● **Stated goal**:
Copy out all the lines exactly. Omit pictures.

** BEGIN **

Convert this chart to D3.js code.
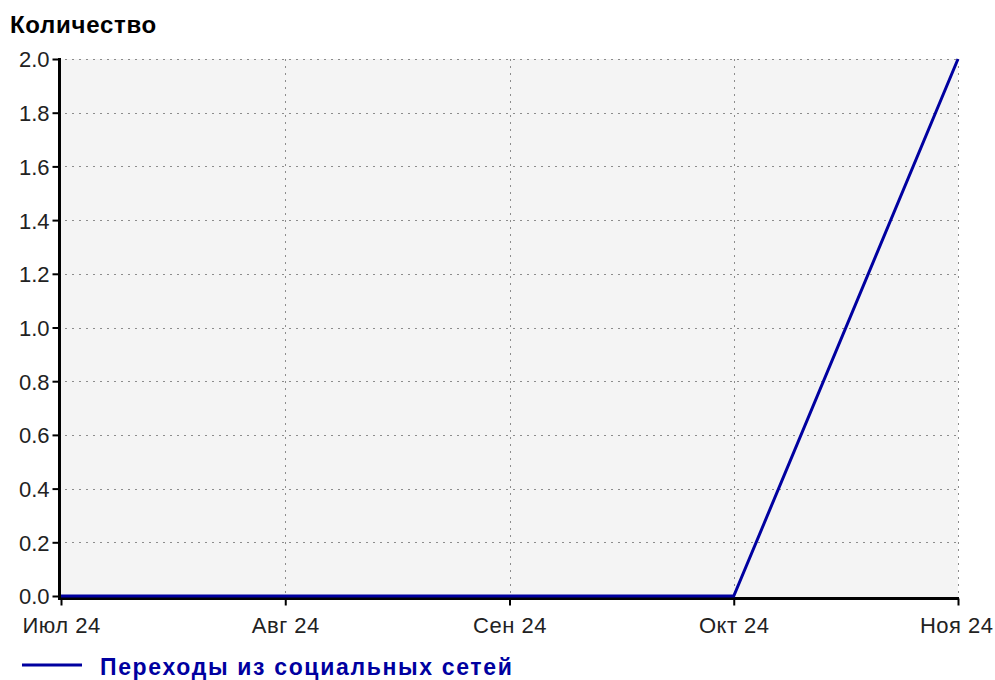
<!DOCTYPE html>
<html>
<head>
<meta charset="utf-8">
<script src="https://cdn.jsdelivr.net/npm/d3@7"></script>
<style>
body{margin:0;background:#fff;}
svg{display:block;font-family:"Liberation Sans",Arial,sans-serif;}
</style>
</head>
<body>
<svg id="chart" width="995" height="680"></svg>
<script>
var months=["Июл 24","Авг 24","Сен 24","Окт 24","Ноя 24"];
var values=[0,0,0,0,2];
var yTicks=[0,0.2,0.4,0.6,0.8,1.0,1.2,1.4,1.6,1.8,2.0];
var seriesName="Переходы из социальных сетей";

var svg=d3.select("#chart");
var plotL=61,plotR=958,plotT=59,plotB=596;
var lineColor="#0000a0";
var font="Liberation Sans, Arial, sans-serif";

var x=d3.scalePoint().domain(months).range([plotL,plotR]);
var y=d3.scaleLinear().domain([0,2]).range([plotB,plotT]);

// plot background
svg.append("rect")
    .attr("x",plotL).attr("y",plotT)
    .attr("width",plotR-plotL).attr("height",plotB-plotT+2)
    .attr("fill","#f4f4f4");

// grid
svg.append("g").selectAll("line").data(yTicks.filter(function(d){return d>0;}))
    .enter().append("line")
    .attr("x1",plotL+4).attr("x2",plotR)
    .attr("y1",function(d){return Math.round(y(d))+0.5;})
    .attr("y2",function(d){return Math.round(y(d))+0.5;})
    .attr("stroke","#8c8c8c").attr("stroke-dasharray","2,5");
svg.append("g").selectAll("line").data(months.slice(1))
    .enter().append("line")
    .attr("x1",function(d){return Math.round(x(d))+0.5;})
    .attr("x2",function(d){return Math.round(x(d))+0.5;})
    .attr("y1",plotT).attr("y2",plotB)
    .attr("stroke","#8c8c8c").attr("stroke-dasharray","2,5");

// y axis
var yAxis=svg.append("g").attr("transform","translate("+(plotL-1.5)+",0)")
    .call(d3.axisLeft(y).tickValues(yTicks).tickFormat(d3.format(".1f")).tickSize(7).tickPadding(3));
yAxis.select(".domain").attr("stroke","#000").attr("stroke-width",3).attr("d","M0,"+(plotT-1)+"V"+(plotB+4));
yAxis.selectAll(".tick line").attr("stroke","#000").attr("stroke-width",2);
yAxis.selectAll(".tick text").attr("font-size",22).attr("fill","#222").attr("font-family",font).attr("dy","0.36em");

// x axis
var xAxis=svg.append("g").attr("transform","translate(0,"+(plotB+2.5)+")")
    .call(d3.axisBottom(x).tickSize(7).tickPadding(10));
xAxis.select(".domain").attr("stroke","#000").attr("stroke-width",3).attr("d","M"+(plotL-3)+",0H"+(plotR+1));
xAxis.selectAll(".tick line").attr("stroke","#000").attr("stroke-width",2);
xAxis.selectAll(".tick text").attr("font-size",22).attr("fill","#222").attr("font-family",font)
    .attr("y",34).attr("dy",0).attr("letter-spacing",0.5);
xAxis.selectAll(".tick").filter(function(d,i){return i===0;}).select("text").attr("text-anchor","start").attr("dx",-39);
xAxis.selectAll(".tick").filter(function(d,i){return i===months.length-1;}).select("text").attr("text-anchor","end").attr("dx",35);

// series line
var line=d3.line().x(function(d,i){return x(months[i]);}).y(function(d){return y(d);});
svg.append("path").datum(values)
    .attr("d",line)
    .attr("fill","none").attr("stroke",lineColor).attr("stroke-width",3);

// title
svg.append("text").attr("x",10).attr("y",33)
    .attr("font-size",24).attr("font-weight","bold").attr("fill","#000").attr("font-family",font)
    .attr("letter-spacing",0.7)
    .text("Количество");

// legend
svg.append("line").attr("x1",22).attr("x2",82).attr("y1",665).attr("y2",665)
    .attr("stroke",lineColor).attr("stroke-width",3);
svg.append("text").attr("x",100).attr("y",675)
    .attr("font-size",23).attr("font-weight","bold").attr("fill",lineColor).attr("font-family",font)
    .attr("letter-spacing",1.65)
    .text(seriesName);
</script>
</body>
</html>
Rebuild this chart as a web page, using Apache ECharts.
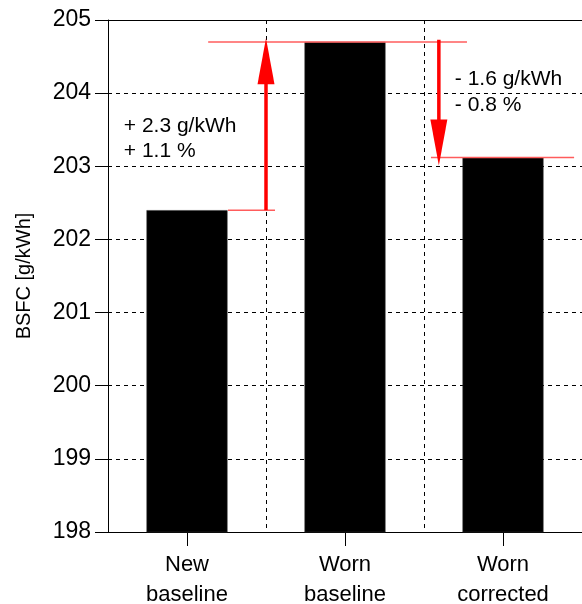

** END **

● **The response**:
Convert this chart to D3.js code.
<!DOCTYPE html>
<html>
<head>
<meta charset="utf-8">
<script src="https://cdn.jsdelivr.net/npm/d3@7"></script>
<style>
body{margin:0;background:#fff;}
svg{display:block;font-family:"Liberation Sans",Arial,sans-serif;}
</style>
</head>
<body>
<svg id="chart" width="995" height="680"></svg>
<script>
var months=["Июл 24","Авг 24","Сен 24","Окт 24","Ноя 24"];
var values=[0,0,0,0,2];
var yTicks=[0,0.2,0.4,0.6,0.8,1.0,1.2,1.4,1.6,1.8,2.0];
var seriesName="Переходы из социальных сетей";

var svg=d3.select("#chart");
var plotL=61,plotR=958,plotT=59,plotB=596;
var lineColor="#0000a0";
var font="Liberation Sans, Arial, sans-serif";

var x=d3.scalePoint().domain(months).range([plotL,plotR]);
var y=d3.scaleLinear().domain([0,2]).range([plotB,plotT]);

// plot background
svg.append("rect")
    .attr("x",plotL).attr("y",plotT)
    .attr("width",plotR-plotL).attr("height",plotB-plotT+2)
    .attr("fill","#f4f4f4");

// grid
svg.append("g").selectAll("line").data(yTicks.filter(function(d){return d>0;}))
    .enter().append("line")
    .attr("x1",plotL+4).attr("x2",plotR)
    .attr("y1",function(d){return Math.round(y(d))+0.5;})
    .attr("y2",function(d){return Math.round(y(d))+0.5;})
    .attr("stroke","#8c8c8c").attr("stroke-dasharray","2,5");
svg.append("g").selectAll("line").data(months.slice(1))
    .enter().append("line")
    .attr("x1",function(d){return Math.round(x(d))+0.5;})
    .attr("x2",function(d){return Math.round(x(d))+0.5;})
    .attr("y1",plotT).attr("y2",plotB)
    .attr("stroke","#8c8c8c").attr("stroke-dasharray","2,5");

// y axis
var yAxis=svg.append("g").attr("transform","translate("+(plotL-1.5)+",0)")
    .call(d3.axisLeft(y).tickValues(yTicks).tickFormat(d3.format(".1f")).tickSize(7).tickPadding(3));
yAxis.select(".domain").attr("stroke","#000").attr("stroke-width",3).attr("d","M0,"+(plotT-1)+"V"+(plotB+4));
yAxis.selectAll(".tick line").attr("stroke","#000").attr("stroke-width",2);
yAxis.selectAll(".tick text").attr("font-size",22).attr("fill","#222").attr("font-family",font).attr("dy","0.36em");

// x axis
var xAxis=svg.append("g").attr("transform","translate(0,"+(plotB+2.5)+")")
    .call(d3.axisBottom(x).tickSize(7).tickPadding(10));
xAxis.select(".domain").attr("stroke","#000").attr("stroke-width",3).attr("d","M"+(plotL-3)+",0H"+(plotR+1));
xAxis.selectAll(".tick line").attr("stroke","#000").attr("stroke-width",2);
xAxis.selectAll(".tick text").attr("font-size",22).attr("fill","#222").attr("font-family",font)
    .attr("y",34).attr("dy",0).attr("letter-spacing",0.5);
xAxis.selectAll(".tick").filter(function(d,i){return i===0;}).select("text").attr("text-anchor","start").attr("dx",-39);
xAxis.selectAll(".tick").filter(function(d,i){return i===months.length-1;}).select("text").attr("text-anchor","end").attr("dx",35);

// series line
var line=d3.line().x(function(d,i){return x(months[i]);}).y(function(d){return y(d);});
svg.append("path").datum(values)
    .attr("d",line)
    .attr("fill","none").attr("stroke",lineColor).attr("stroke-width",3);

// title
svg.append("text").attr("x",10).attr("y",33)
    .attr("font-size",24).attr("font-weight","bold").attr("fill","#000").attr("font-family",font)
    .attr("letter-spacing",0.7)
    .text("Количество");

// legend
svg.append("line").attr("x1",22).attr("x2",82).attr("y1",665).attr("y2",665)
    .attr("stroke",lineColor).attr("stroke-width",3);
svg.append("text").attr("x",100).attr("y",675)
    .attr("font-size",23).attr("font-weight","bold").attr("fill",lineColor).attr("font-family",font)
    .attr("letter-spacing",1.65)
    .text(seriesName);
</script>
</body>
</html>
Rebuild this chart as a web page, using Apache ECharts.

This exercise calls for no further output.